▶ Problem requirements
Print word for word the first line of the listing below and every line after it, through the line with "from bokeh.resources import INLINE". Leave out the pictures and the rest.

▶ Material
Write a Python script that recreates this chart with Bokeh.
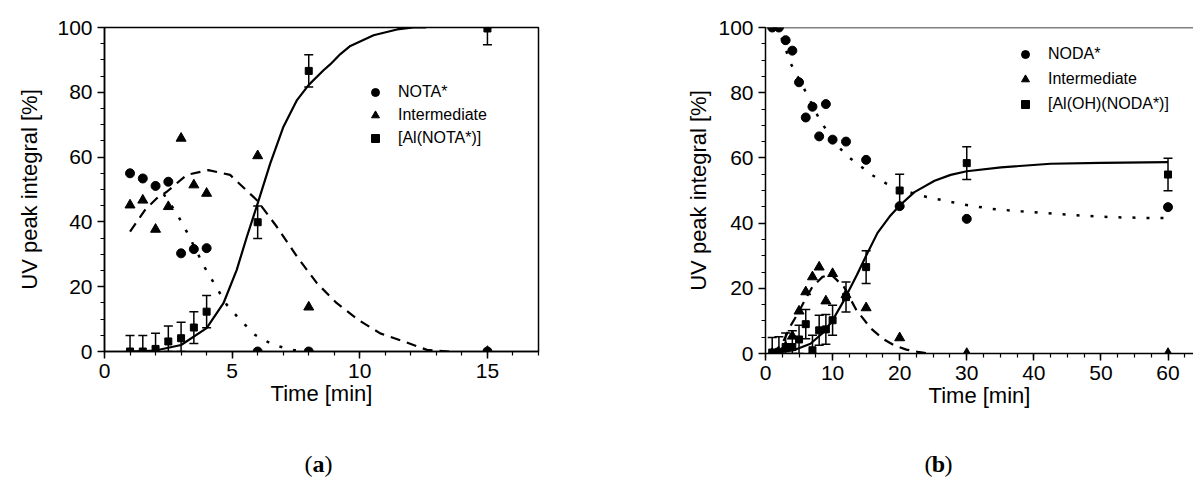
import numpy as np
from bokeh.plotting import figure
from bokeh.layouts import row, column
from bokeh.models import (ColumnDataSource, Whisker, TeeHead, Legend, LegendItem,
                          SingleIntervalTicker, Range1d, Span)
from bokeh.core.properties import value
from bokeh.embed import file_html
from bokeh.resources import INLINE

# ---------------- Panel (a) data ----------------
t_a = [1, 1.5, 2, 2.5, 3, 3.5, 4, 6, 8, 15]
nota_a = [55.0, 53.4, 51.1, 52.4, 30.3, 31.6, 31.9, 0, 0, 0]
inter_a = [45.2, 46.7, 37.7, 44.7, 65.8, 51.4, 48.8, 60.4, 13.7, 0]
al_a = [0, 0, 0.8, 3.1, 4.1, 7.4, 12.3, 39.9, 86.6, 99.7]
err_a = [4.9, 4.9, 4.8, 4.8, 4.9, 4.9, 5.0, 5.0, 5.0, 5.0]

# fitted curves
fit_al_a_t = [1, 2, 3, 4, 4.66, 5.18, 5.58, 6, 6.49, 7.01, 7.54, 8, 8.58, 8.84, 9.24, 9.63, 10.54, 11.46, 12.1, 12.6]
fit_al_a_v = [0, 0.3, 2.0, 7.2, 14.9, 25.2, 35.5, 45.7, 58, 69.4, 77.6, 82.3, 86.8, 88.6, 91.8, 94.3, 97.6, 99.4, 100, 100]
fit_nota_a_t = [1, 1.59, 2.3, 2.83, 3.22, 3.94, 4.37, 4.79, 5.31, 5.9, 6.62, 7.43, 8.0]
fit_nota_a_v = [56, 54, 48.8, 42.6, 37, 25.7, 20, 14.4, 9.8, 5.1, 2.0, 0.4, 0]
fit_int_a_t = [1, 1.59, 2.05, 2.44, 3.22, 4.07, 4.92, 5.97, 6.75, 7.54, 8.32, 9.1, 9.95, 10.8, 11.72, 12.63, 13.5]
fit_int_a_v = [37, 43.7, 47.3, 49.3, 54.5, 56.0, 54.5, 46.7, 38.5, 29.3, 21.1, 14.9, 9.7, 5.6, 3.1, 0.5, 0]

# ---------------- Panel (b) data ----------------
t_b = [1, 2, 3, 4, 5, 6, 7, 8, 9, 10, 12, 15, 20, 30, 60]
noda_b = [100, 100, 96.1, 92.9, 83.2, 72.4, 75.7, 66.6, 76.5, 65.6, 65.0, 59.4, 45.2, 41.3, 44.9]
inter_b = [0, 0, 2.0, 5.3, 13.0, 18.9, 23.5, 26.5, 16.1, 24.5, 18.0, 14.0, 4.8, 0, 0]
al_b = [0.3, 0.5, 2.0, 2.0, 4.3, 9.0, 1.0, 7.1, 7.4, 10.2, 17.3, 26.5, 50.0, 58.4, 54.9]
err_b = [4.6, 4.6, 4.3, 5.0, 4.4, 4.5, 4.6, 4.6, 4.6, 4.6, 4.6, 5.0, 5.0, 5.0, 5.0]

fit_noda_b_t = [1, 2.3, 3.8, 6.04, 8, 9.27, 10.5, 12.1, 14, 16, 17.96, 20, 22.2, 24.4, 26.9, 28.9, 33.6, 38.1, 42.8, 47.3, 52, 56.5, 60]
fit_noda_b_v = [100, 97.4, 88.8, 80.1, 72, 67.9, 64.3, 60.7, 57.7, 54.6, 52.2, 50.5, 49, 47.8, 46.9, 45.9, 44.4, 43.6, 42.9, 42.3, 41.8, 41.6, 41.6]
fit_al_b_t = [1, 4.2, 6.7, 8.7, 10, 11.7, 13.6, 15, 16.7, 18.5, 20, 22.2, 25.2, 27.6, 30, 35.1, 42.5, 50, 60]
fit_al_b_v = [0, 1, 3, 6.6, 10.2, 16.3, 24, 30, 37, 42, 45.4, 49.5, 53, 54.8, 55.9, 57.1, 58.2, 58.5, 58.7]
fit_int_b_t = [1, 2.5, 3.8, 4.8, 6.04, 7.0, 8.5, 9.76, 11.7, 13.5, 15.7, 17.5, 19.2, 21, 22.7, 24.5]
fit_int_b_v = [0, 3, 8.7, 12.2, 17, 20.5, 23.5, 24.3, 20.4, 13.5, 7.7, 4.5, 2.5, 1.2, 0.5, 0]

panel_tags = ["a", "b"]

FONT = "Liberation Sans"
TOP_H = 430
TAG_H = 56


def style(p, xint, xminor, ystand):
    p.xgrid.visible = False
    p.ygrid.visible = False
    p.background_fill_color = "white"
    p.border_fill_color = "white"
    p.xaxis.ticker = SingleIntervalTicker(interval=xint, num_minor_ticks=xminor)
    p.yaxis.ticker = SingleIntervalTicker(interval=20, num_minor_ticks=4)
    for ax in (p.xaxis, p.yaxis):
        ax.axis_line_color = "black"
        ax.axis_line_width = 1.5
        ax.major_tick_line_color = "black"
        ax.major_tick_line_width = 1.5
        ax.minor_tick_line_color = "black"
        ax.minor_tick_line_width = 1.2
        ax.major_tick_out = 7
        ax.major_tick_in = 0
        ax.minor_tick_out = 4
        ax.minor_tick_in = 0
        ax.major_label_text_font = FONT
        ax.major_label_text_font_size = "21px"
        ax.major_label_text_color = "black"
        ax.axis_label_text_font = FONT
        ax.axis_label_text_font_size = "22px"
        ax.axis_label_text_font_style = "normal"
        ax.axis_label_text_color = "black"
    p.xaxis.axis_label = "Time [min]"
    p.yaxis.axis_label = "UV peak integral [%]"
    p.xaxis.axis_label_standoff = 0
    p.yaxis.axis_label_standoff = ystand


def panel(t, c1, c2, c3, err, fits, xr, labels, fw, fh, mbl, mbt, mbr, xint, xminor,
          leg_loc, leg_spacing, outline, ystand):
    p = figure(frame_width=fw, frame_height=fh, min_border_left=mbl, min_border_top=mbt,
               min_border_right=mbr, min_border_bottom=TOP_H - mbt - fh,
               x_range=Range1d(*xr), y_range=Range1d(0, 100),
               toolbar_location=None, output_backend="svg")
    style(p, xint, xminor, ystand)
    if outline:
        p.outline_line_color = "black"
        p.outline_line_width = 1.5
    else:
        p.outline_line_color = None
        p.add_layout(Span(location=100, dimension="width", line_color="black", line_width=1.5))

    (ft1, fv1), (ft2, fv2), (ft3, fv3) = fits
    p.line(ft1, fv1, line_color="black", line_width=2.5, line_dash="3 11")
    p.line(ft2, fv2, line_color="black", line_width=2.2, line_dash="10 7")
    p.line(ft3, fv3, line_color="black", line_width=2.2)

    c3a = np.array(c3, dtype=float)
    ea = np.array(err, dtype=float)
    src = ColumnDataSource(dict(t=t, lo=np.clip(c3a - ea, 0, 100), hi=np.clip(c3a + ea, 0, 100)))
    w = Whisker(source=src, base="t", upper="hi", lower="lo", line_color="black", line_width=1.5,
                upper_head=TeeHead(size=9, line_width=1.5, line_color="black"),
                lower_head=TeeHead(size=9, line_width=1.5, line_color="black"))
    p.add_layout(w)

    r1 = p.scatter(t, c1, marker="circle", size=9, color="black")
    r2 = p.scatter(t, c2, marker="triangle", size=10, color="black")
    r3 = p.scatter(t, c3, marker="square", size=7, color="black")

    leg = Legend(items=[LegendItem(label=labels[0], renderers=[r1]),
                        LegendItem(label=labels[1], renderers=[r2]),
                        LegendItem(label=labels[2], renderers=[r3])],
                 location=leg_loc, spacing=leg_spacing, border_line_color=None,
                 background_fill_alpha=0, label_text_font=FONT, label_text_font_size="16px",
                 label_text_color="black",
                 glyph_width=20, glyph_height=20, label_height=20, label_standoff=13, padding=10,
                 margin=0)
    p.add_layout(leg)
    return p


pa = panel(t_a, nota_a, inter_a, al_a, err_a,
           [(fit_nota_a_t, fit_nota_a_v), (fit_int_a_t, fit_int_a_v), (fit_al_a_t, fit_al_a_v)],
           (0, 17), ["NOTA*", "Intermediate", "[Al(NOTA*)]"],
           434, 324, 104, 24, 62, 5, 5, (261, 203), 3, True, 12)

pb = panel(t_b, noda_b, inter_b, al_b, err_b,
           [(fit_noda_b_t, fit_noda_b_v), (fit_int_b_t, fit_int_b_v), (fit_al_b_t, fit_al_b_v)],
           (0, 63.8), ["NODA*", "Intermediate", "[Al(OH)(NODA*)]"],
           428, 326, 165, 27, 0, 10, 4, (250, 239), 5, False, 4)

# panel tags row: "(a)" and "(b)" below the plots
tagfig = figure(width=1193, height=TAG_H, x_range=Range1d(0, 1193), y_range=Range1d(TAG_H, 0),
                x_axis_type=None, y_axis_type=None, toolbar_location=None, output_backend="svg",
                min_border=0)
tagfig.outline_line_color = None
tagfig.xgrid.visible = False
tagfig.ygrid.visible = False
tag_cx = [318, 938]
tag_cy = [33, 33]
tagfig.text(x=tag_cx, y=tag_cy, text=panel_tags, text_align="center", text_baseline="middle",
            text_font=value("Liberation Serif"), text_font_size="24px", text_font_style="bold",
            text_color="black")
tagfig.text(x=tag_cx, y=tag_cy, text=["(", "("], x_offset=-6, text_align="right",
            text_baseline="middle", text_font=value("Liberation Serif"), text_font_size="24px",
            text_color="black")
tagfig.text(x=tag_cx, y=tag_cy, text=[")", ")"], x_offset=6, text_align="left",
            text_baseline="middle", text_font=value("Liberation Serif"), text_font_size="24px",
            text_color="black")

layout = column(row(pa, pb), tagfig)
open("out.html", "w").write(file_html(layout, INLINE))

▶ Exercise result
Write a Python script that recreates this chart with Bokeh.
import numpy as np
from bokeh.plotting import figure
from bokeh.layouts import row, column
from bokeh.models import (ColumnDataSource, Whisker, TeeHead, Legend, LegendItem,
                          SingleIntervalTicker, Range1d, Span)
from bokeh.core.properties import value
from bokeh.embed import file_html
from bokeh.resources import INLINE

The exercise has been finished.